# Toll Roads, Switzerland, Information please.



## nickoff (Oct 11, 2005)

Hello everyone. We are leaving this weekend for a couple of weeks trip down to Italy. The previous owner of our van has kindly left a vignette in the window to use on the Swiss motorways. I think I read somewhere that they are useable up until January of each year? The one on our windscreen is for 06. Does this mean that it ran out last January or is it valid until this coming January. Any help gratefully received. 

Nick.


----------



## Rapide561 (Oct 1, 2005)

*Switzerland*

Hi Nick & Bill

That one was purchased by me on Jan 08 2006 and I think is valid until the end of the year shown on the sticker plus one extra month - so if the sticker says "06", it will expire in Jan 07!

Hope you are enjoying the Compass - she can go on auto pilot once she gets to Strasbourg!
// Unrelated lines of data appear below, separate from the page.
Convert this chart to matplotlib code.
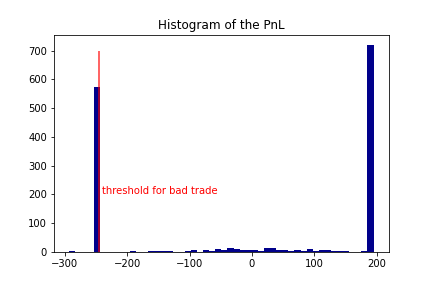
import numpy as np
import matplotlib
matplotlib.use('Agg')
import matplotlib.pyplot as plt

# histogram of PnL, counts per bin
pnl_min = -293
pnl_max = 195
counts = [3, 0, 0, 0, 575, 0, 0, 0, 0, 0,
          3, 0, 0, 3, 3, 3, 3, 0, 0, 3,
          7, 0, 7, 3, 10, 7, 14, 10, 7, 7,
          7, 3, 14, 14, 7, 7, 5, 7, 3, 10,
          3, 7, 7, 3, 3, 3, 0, 0, 3, 720]
threshold = -245
threshold_label = 'threshold for bad trade'

edges = np.linspace(pnl_min, pnl_max, len(counts) + 1)
centers = (edges[:-1] + edges[1:]) / 2

fig, ax = plt.subplots(figsize=(6, 4), dpi=72)
ax.hist(centers, bins=edges, weights=counts, color='darkblue')
ax.vlines(threshold, 0, 700, color='red', alpha=0.8)
ax.text(threshold + 5, 200, threshold_label, color='red')
ax.set_title('Histogram of the PnL')

fig.subplots_adjust(left=0.125, right=0.9, top=0.88, bottom=0.125)
fig.savefig('out.png')
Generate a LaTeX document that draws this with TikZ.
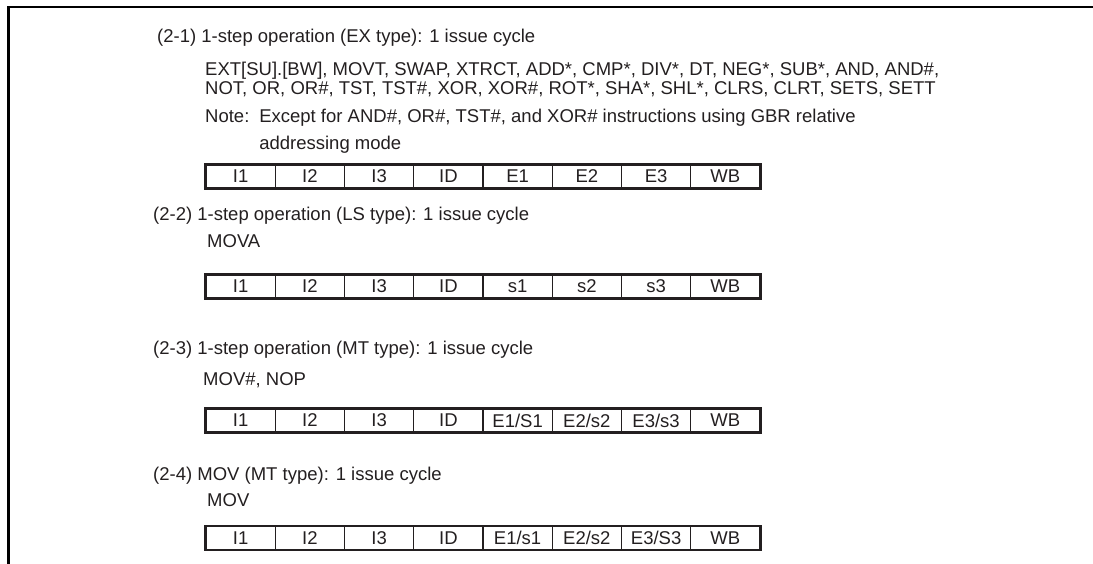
\documentclass[tikz,border=0pt]{standalone}
\usepackage{fontspec}
\setmainfont{Liberation Sans}
\definecolor{ink}{HTML}{231F20}
\begin{document}
\begin{tikzpicture}[x=1pt,y=-1pt,
  txt/.style={anchor=base west,inner sep=0pt,text=ink,font=\fontsize{18.5}{21}\selectfont},
  cell/.style={draw=ink,line width=1.3pt,minimum width=69.25pt,minimum height=23pt,inner sep=0pt,text=ink,font=\fontsize{18.5}{21}\selectfont},
  outer/.style={draw=ink,line width=2pt}]
\useasboundingbox (0,0) rectangle (1093,563);
\draw[line width=2.8pt,black] (8.7,564) -- (8.7,7) -- (1094,7);

\node[txt] (h1) at (157,42) {(2-1) 1-step operation (EX type): 1 issue cycle};
\node[txt] (l1a) at (205,75) {EXT[SU].[BW], MOVT, SWAP, XTRCT, ADD*, CMP*, DIV*, DT, NEG*, SUB*, AND, AND\#,};
\node[txt] (l1b) at (205,94) {NOT, OR, OR\#, TST, TST\#, XOR, XOR\#, ROT*, SHA*, SHL*, CLRS, CLRT, SETS, SETT};
\node[txt] (n1) at (205,122) {Note:};
\node[txt,anchor=base west] (n1b) at ([xshift=9.5pt]n1.base east) {Except for AND\#, OR\#, TST\#, and XOR\# instructions using GBR relative};
\node[txt] (n2) at (n1b.base west |- 0,149) {addressing mode};

\node[txt] (h2) at (153,220) {(2-2) 1-step operation (LS type): 1 issue cycle};
\node[txt] (l2) at (207,247) {MOVA};

\node[txt] (h3) at (153,354) {(2-3) 1-step operation (MT type): 1 issue cycle};
\node[txt] (l3) at (203,385) {MOV\#, NOP};

\node[txt] (h4) at (153,480) {(2-4) MOV (MT type): 1 issue cycle};
\node[txt] (l4) at (207,506) {MOV};

\foreach \lab [count=\i] in {I1,I2,I3,ID,E1,E2,E3,WB}
  \node[cell] (a\i) at ({206+69.25*(\i-0.5)},176.5) {\lab};
\draw[outer] (a1.north west) rectangle (a8.south east);

\foreach \lab [count=\i] in {I1,I2,I3,ID,s1,s2,s3,WB}
  \node[cell] (b\i) at ({206+69.25*(\i-0.5)},286.5) {\lab};
\draw[outer] (b1.north west) rectangle (b8.south east);

\foreach \lab [count=\i] in {I1,I2,I3,ID,E1/S1,E2/s2,E3/s3,WB}
  \node[cell] (c\i) at ({206+69.25*(\i-0.5)},420.5) {\lab};
\draw[outer] (c1.north west) rectangle (c8.south east);

\foreach \lab [count=\i] in {I1,I2,I3,ID,E1/s1,E2/s2,E3/S3,WB}
  \node[cell] (d\i) at ({206+69.25*(\i-0.5)},538) {\lab};
\draw[outer] (d1.north west) rectangle (d8.south east);
\end{tikzpicture}
\end{document}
There is plenty of info on the Swiss tourist website (UK based version)

Rapide561


----------



## Don_Madge (May 1, 2005)

nickoff said:


> Hello everyone. We are leaving this weekend for a couple of weeks trip down to Italy. The previous owner of our van has kindly left a vignette in the window to use on the Swiss motorways. I think I read somewhere that they are useable up until January of each year? The one on our windscreen is for 06. Does this mean that it ran out last January or is it valid until this coming January. Any help gratefully received.
> 
> Nick.


Nick,

An 06 vignette is valid from 1st December 05 to the 31st January 07.

Enjoy your trip.

Don


----------



## nickoff (Oct 11, 2005)

*Re: Switzerland*



Rapide561 said:


> Hi Nick & Bill
> 
> That one was purchased by me on Jan 08 2006 and I think is valid until the end of the year shown on the sticker plus one extra month - so if the sticker says "06", it will expire in Jan 07!
> 
> ...


Russell, thanks for the prompt reply. Yep , we are really enjoying the van and even our Oscar is being allowed to come along sometimes :roll: , but not on this trip.

Nick.


----------